Euro zone government bond yields steadied near two-week lows meanwhile, on course for their biggest weekly decline in five weeks as Christine Lagarde officially began her presidency of the European Central Bank.

Analysts said the resumption of asset purchases by the ECB this week had also been helping the bond markets, though focus is already turning to what Lagarde will do during her eight-year term.

The decision to resume asset purchases has divided the central bank and fueled a perception in markets that the bar to further monetary easing is now high.

Having discounted an ECB depo rate of close to -0.8% just a couple of months ago, the market no longer expects another cut of 10 basis points in 2020 <ECBWATCH>.

"It's pretty clear that Lagarde has an uphill task in trying to promote unity that leads to a coherent set of policies going forward," said Philip Shaw, chief economist at Investec. "Her own views can be characterized as continuity with" former ECB chief Mario Draghi.

Among the main commodities, oil prices were little changed on Friday but set for a slide of around 3.5% on the week hurt by rising global supply and concerns about future demand.

Despite the positive China surprise, Japanese factory activity sank to more than a three-year low last month data there had shown.
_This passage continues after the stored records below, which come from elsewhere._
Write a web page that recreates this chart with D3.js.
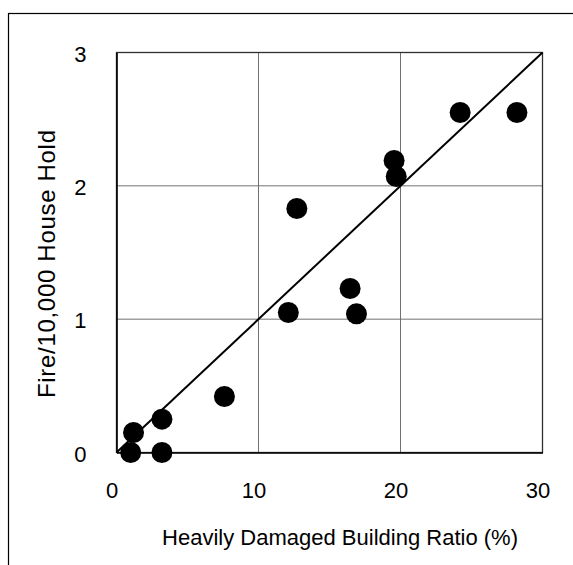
<!DOCTYPE html>
<html>
<head>
<meta charset="utf-8">
<script src="https://cdn.jsdelivr.net/npm/d3@7"></script>
<style>
  body { margin: 0; background: #fff; }
  svg text { font-family: "Liberation Sans", Arial, sans-serif; fill: #000; }
</style>
</head>
<body>
<svg id="chart" width="573" height="565"></svg>
<script>
// data
const ratio = [1.0, 1.2, 3.2, 3.2, 7.6, 12.1, 12.7, 16.45, 16.9, 19.55, 19.7, 24.2, 28.2];
const fire  = [0.0, 0.15, 0.0, 0.25, 0.42, 1.05, 1.83, 1.23, 1.04, 2.19, 2.07, 2.55, 2.55];
const xTicks = [0, 10, 20, 30];
const yTicks = [0, 1, 2, 3];
const fitLine = [[0, 0], [30, 3]];

const svg = d3.select("#chart");
const margin = { left: 116.5, top: 52.5, right: 30.5, bottom: 112.5 };
const width = 573 - margin.left - margin.right;
const height = 565 - margin.top - margin.bottom;

// outer frame (right/bottom run off the page)
svg.append("rect")
    .attr("x", 8.5).attr("y", 13.5)
    .attr("width", 700).attr("height", 700)
    .attr("fill", "none").attr("stroke", "#000").attr("stroke-width", 1.2);

const x = d3.scaleLinear().domain([0, 30]).range([0, width]);
const y = d3.scaleLinear().domain([0, 3]).range([height, 0]);

const g = svg.append("g").attr("transform", `translate(${margin.left},${margin.top})`);

// gridlines
g.selectAll(".vgrid").data(xTicks.slice(1, -1)).enter().append("line")
    .attr("x1", d => x(d)).attr("x2", d => x(d))
    .attr("y1", 0).attr("y2", height)
    .attr("stroke", "#707070").attr("stroke-width", 1);
g.selectAll(".hgrid").data(yTicks.slice(1, -1)).enter().append("line")
    .attr("x1", 0).attr("x2", width)
    .attr("y1", d => y(d)).attr("y2", d => y(d))
    .attr("stroke", "#707070").attr("stroke-width", 1);

// plot area border
g.append("rect")
    .attr("width", width).attr("height", height)
    .attr("fill", "none").attr("stroke", "#303030").attr("stroke-width", 1.3);

// axes
const xAxis = d3.axisBottom(x).tickValues(xTicks).tickFormat(d3.format("d")).tickSize(0).tickPadding(30);
const yAxis = d3.axisLeft(y).tickValues(yTicks).tickFormat(d3.format("d")).tickSize(0).tickPadding(30);

const gx = g.append("g").attr("transform", `translate(0,${height})`).call(xAxis);
gx.select(".domain").attr("stroke", "#000").attr("stroke-width", 1.6);
gx.selectAll("text").attr("font-size", 22).attr("dx", -5);

const gy = g.append("g").call(yAxis);
gy.select(".domain").attr("stroke", "#000").attr("stroke-width", 1.6);
gy.selectAll("text").attr("font-size", 22).attr("dy", "0.4em");

// 1:1 reference line
g.append("path")
    .datum(fitLine)
    .attr("d", d3.line().x(d => x(d[0])).y(d => y(d[1])))
    .attr("stroke", "#000").attr("stroke-width", 2).attr("fill", "none");

// points
g.selectAll(".dot").data(ratio).enter().append("circle")
    .attr("cx", d => x(d))
    .attr("cy", (d, i) => y(fire[i]))
    .attr("r", 10.5)
    .attr("fill", "#000");

// axis titles
svg.append("text")
    .attr("x", 518).attr("y", 545)
    .attr("text-anchor", "end").attr("font-size", 22)
    .attr("textLength", 356).attr("lengthAdjust", "spacing")
    .text("Heavily Damaged Building Ratio (%)");

svg.append("text")
    .attr("transform", "translate(55,398) rotate(-90)")
    .attr("text-anchor", "start").attr("font-size", 24)
    .attr("textLength", 268).attr("lengthAdjust", "spacing")
    .text("Fire/10,000 House Hold");
</script>
</body>
</html>
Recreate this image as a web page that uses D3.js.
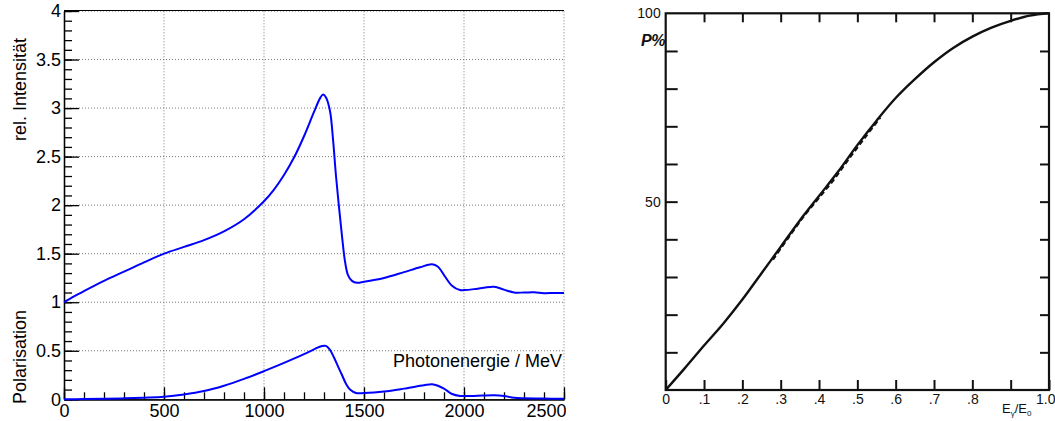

Japan is the world's third largest economy.

U.S. crude inventories <USOILC=ECI> rose by 5.7 million barrels in the week to Oct. 25 too, dwarfing analyst expectations for an increase of just 494,000 barrels.

Brent crude <LCOc1> ticked up 27 cents, or 0.4%, at $59.89 a barrel by 0955 GMT, on course for a drop of about 3.4% for the week.

West Texas Intermediate crude CLc1 rose 32 cents to $54.50 a barrel, which would leave it with a weekly loss of more than 3.8%.